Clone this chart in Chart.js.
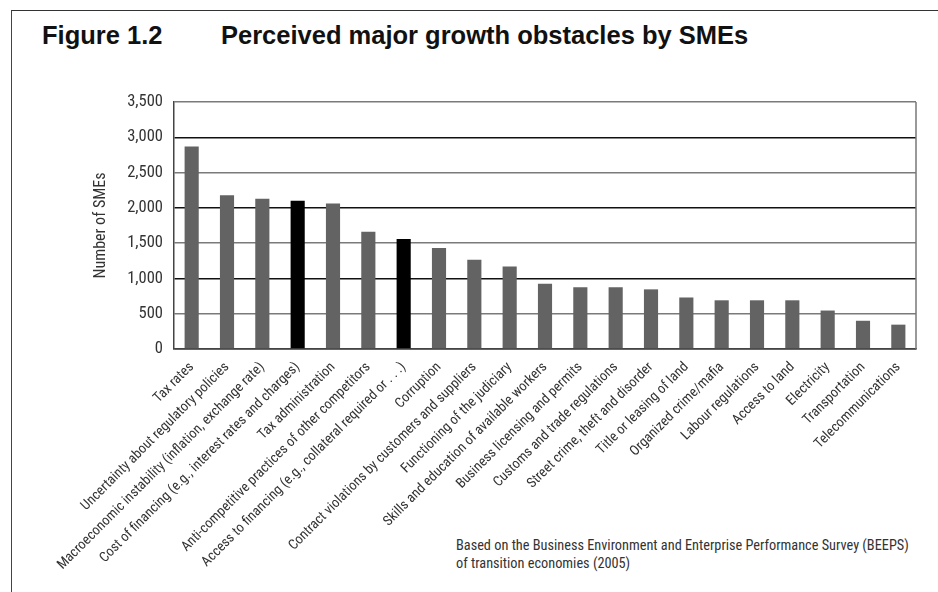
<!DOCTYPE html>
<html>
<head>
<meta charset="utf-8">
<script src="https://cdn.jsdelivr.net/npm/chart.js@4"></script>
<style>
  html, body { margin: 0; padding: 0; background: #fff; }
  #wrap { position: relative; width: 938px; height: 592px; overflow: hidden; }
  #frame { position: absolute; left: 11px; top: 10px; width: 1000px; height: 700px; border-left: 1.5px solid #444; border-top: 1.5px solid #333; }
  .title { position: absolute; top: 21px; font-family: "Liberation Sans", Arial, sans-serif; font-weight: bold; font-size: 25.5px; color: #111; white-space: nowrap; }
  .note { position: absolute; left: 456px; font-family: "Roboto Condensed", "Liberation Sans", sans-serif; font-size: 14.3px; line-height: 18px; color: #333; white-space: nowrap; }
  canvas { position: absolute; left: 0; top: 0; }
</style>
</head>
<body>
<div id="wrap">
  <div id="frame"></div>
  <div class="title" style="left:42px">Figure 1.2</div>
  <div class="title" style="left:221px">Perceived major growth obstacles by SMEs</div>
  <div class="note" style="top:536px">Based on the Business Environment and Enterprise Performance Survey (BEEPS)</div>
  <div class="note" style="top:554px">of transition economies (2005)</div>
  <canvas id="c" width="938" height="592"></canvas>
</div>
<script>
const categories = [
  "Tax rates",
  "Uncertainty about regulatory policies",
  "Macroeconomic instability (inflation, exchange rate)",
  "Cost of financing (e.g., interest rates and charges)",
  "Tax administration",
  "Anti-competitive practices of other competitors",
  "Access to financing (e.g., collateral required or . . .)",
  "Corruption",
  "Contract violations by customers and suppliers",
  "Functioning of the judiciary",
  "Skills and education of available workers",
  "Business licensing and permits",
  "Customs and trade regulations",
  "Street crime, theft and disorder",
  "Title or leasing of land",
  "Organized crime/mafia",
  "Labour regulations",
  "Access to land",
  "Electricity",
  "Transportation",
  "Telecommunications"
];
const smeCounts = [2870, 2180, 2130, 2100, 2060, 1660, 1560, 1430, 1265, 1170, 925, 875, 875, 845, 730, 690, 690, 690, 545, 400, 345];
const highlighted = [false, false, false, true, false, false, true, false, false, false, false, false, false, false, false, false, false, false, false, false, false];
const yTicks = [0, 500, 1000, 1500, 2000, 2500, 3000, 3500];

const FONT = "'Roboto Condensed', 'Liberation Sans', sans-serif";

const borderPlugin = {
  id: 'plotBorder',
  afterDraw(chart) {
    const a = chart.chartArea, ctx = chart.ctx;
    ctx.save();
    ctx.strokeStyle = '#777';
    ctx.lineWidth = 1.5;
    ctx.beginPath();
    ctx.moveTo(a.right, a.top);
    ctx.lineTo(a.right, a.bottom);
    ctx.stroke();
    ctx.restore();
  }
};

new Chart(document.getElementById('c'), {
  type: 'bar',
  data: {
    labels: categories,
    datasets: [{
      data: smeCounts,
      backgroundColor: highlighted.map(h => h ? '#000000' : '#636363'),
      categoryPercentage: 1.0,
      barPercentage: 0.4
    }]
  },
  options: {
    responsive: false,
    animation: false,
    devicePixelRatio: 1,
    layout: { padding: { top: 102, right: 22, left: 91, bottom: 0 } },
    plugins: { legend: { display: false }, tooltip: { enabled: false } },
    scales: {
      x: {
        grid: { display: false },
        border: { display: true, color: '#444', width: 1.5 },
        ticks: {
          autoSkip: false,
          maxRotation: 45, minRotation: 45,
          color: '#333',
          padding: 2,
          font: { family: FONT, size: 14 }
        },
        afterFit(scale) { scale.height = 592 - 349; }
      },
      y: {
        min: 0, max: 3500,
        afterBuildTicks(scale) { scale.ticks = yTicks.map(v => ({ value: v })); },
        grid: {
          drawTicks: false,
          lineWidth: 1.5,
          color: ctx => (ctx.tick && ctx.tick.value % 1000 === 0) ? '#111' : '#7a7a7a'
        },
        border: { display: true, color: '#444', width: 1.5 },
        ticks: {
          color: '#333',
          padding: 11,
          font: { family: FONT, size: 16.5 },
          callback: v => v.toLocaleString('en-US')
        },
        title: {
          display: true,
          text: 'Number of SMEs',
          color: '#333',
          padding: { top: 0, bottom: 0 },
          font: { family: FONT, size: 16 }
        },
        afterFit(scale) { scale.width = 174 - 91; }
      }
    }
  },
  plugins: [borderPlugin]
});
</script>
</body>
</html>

# Short problem
Copy the material shown above in full and exactly. Skip the pictures.

# Solution
Clone this chart in Chart.js.
<!DOCTYPE html>
<html>
<head>
<meta charset="utf-8">
<script src="https://cdn.jsdelivr.net/npm/chart.js@4"></script>
<style>
  html, body { margin: 0; padding: 0; background: #fff; }
  #wrap { position: relative; width: 938px; height: 592px; overflow: hidden; }
  #frame { position: absolute; left: 11px; top: 10px; width: 1000px; height: 700px; border-left: 1.5px solid #444; border-top: 1.5px solid #333; }
  .title { position: absolute; top: 21px; font-family: "Liberation Sans", Arial, sans-serif; font-weight: bold; font-size: 25.5px; color: #111; white-space: nowrap; }
  .note { position: absolute; left: 456px; font-family: "Roboto Condensed", "Liberation Sans", sans-serif; font-size: 14.3px; line-height: 18px; color: #333; white-space: nowrap; }
  canvas { position: absolute; left: 0; top: 0; }
</style>
</head>
<body>
<div id="wrap">
  <div id="frame"></div>
  <div class="title" style="left:42px">Figure 1.2</div>
  <div class="title" style="left:221px">Perceived major growth obstacles by SMEs</div>
  <div class="note" style="top:536px">Based on the Business Environment and Enterprise Performance Survey (BEEPS)</div>
  <div class="note" style="top:554px">of transition economies (2005)</div>
  <canvas id="c" width="938" height="592"></canvas>
</div>
<script>
const categories = [
  "Tax rates",
  "Uncertainty about regulatory policies",
  "Macroeconomic instability (inflation, exchange rate)",
  "Cost of financing (e.g., interest rates and charges)",
  "Tax administration",
  "Anti-competitive practices of other competitors",
  "Access to financing (e.g., collateral required or . . .)",
  "Corruption",
  "Contract violations by customers and suppliers",
  "Functioning of the judiciary",
  "Skills and education of available workers",
  "Business licensing and permits",
  "Customs and trade regulations",
  "Street crime, theft and disorder",
  "Title or leasing of land",
  "Organized crime/mafia",
  "Labour regulations",
  "Access to land",
  "Electricity",
  "Transportation",
  "Telecommunications"
];
const smeCounts = [2870, 2180, 2130, 2100, 2060, 1660, 1560, 1430, 1265, 1170, 925, 875, 875, 845, 730, 690, 690, 690, 545, 400, 345];
const highlighted = [false, false, false, true, false, false, true, false, false, false, false, false, false, false, false, false, false, false, false, false, false];
const yTicks = [0, 500, 1000, 1500, 2000, 2500, 3000, 3500];

const FONT = "'Roboto Condensed', 'Liberation Sans', sans-serif";

const borderPlugin = {
  id: 'plotBorder',
  afterDraw(chart) {
    const a = chart.chartArea, ctx = chart.ctx;
    ctx.save();
    ctx.strokeStyle = '#777';
    ctx.lineWidth = 1.5;
    ctx.beginPath();
    ctx.moveTo(a.right, a.top);
    ctx.lineTo(a.right, a.bottom);
    ctx.stroke();
    ctx.restore();
  }
};

new Chart(document.getElementById('c'), {
  type: 'bar',
  data: {
    labels: categories,
    datasets: [{
      data: smeCounts,
      backgroundColor: highlighted.map(h => h ? '#000000' : '#636363'),
      categoryPercentage: 1.0,
      barPercentage: 0.4
    }]
  },
  options: {
    responsive: false,
    animation: false,
    devicePixelRatio: 1,
    layout: { padding: { top: 102, right: 22, left: 91, bottom: 0 } },
    plugins: { legend: { display: false }, tooltip: { enabled: false } },
    scales: {
      x: {
        grid: { display: false },
        border: { display: true, color: '#444', width: 1.5 },
        ticks: {
          autoSkip: false,
          maxRotation: 45, minRotation: 45,
          color: '#333',
          padding: 2,
          font: { family: FONT, size: 14 }
        },
        afterFit(scale) { scale.height = 592 - 349; }
      },
      y: {
        min: 0, max: 3500,
        afterBuildTicks(scale) { scale.ticks = yTicks.map(v => ({ value: v })); },
        grid: {
          drawTicks: false,
          lineWidth: 1.5,
          color: ctx => (ctx.tick && ctx.tick.value % 1000 === 0) ? '#111' : '#7a7a7a'
        },
        border: { display: true, color: '#444', width: 1.5 },
        ticks: {
          color: '#333',
          padding: 11,
          font: { family: FONT, size: 16.5 },
          callback: v => v.toLocaleString('en-US')
        },
        title: {
          display: true,
          text: 'Number of SMEs',
          color: '#333',
          padding: { top: 0, bottom: 0 },
          font: { family: FONT, size: 16 }
        },
        afterFit(scale) { scale.width = 174 - 91; }
      }
    }
  },
  plugins: [borderPlugin]
});
</script>
</body>
</html>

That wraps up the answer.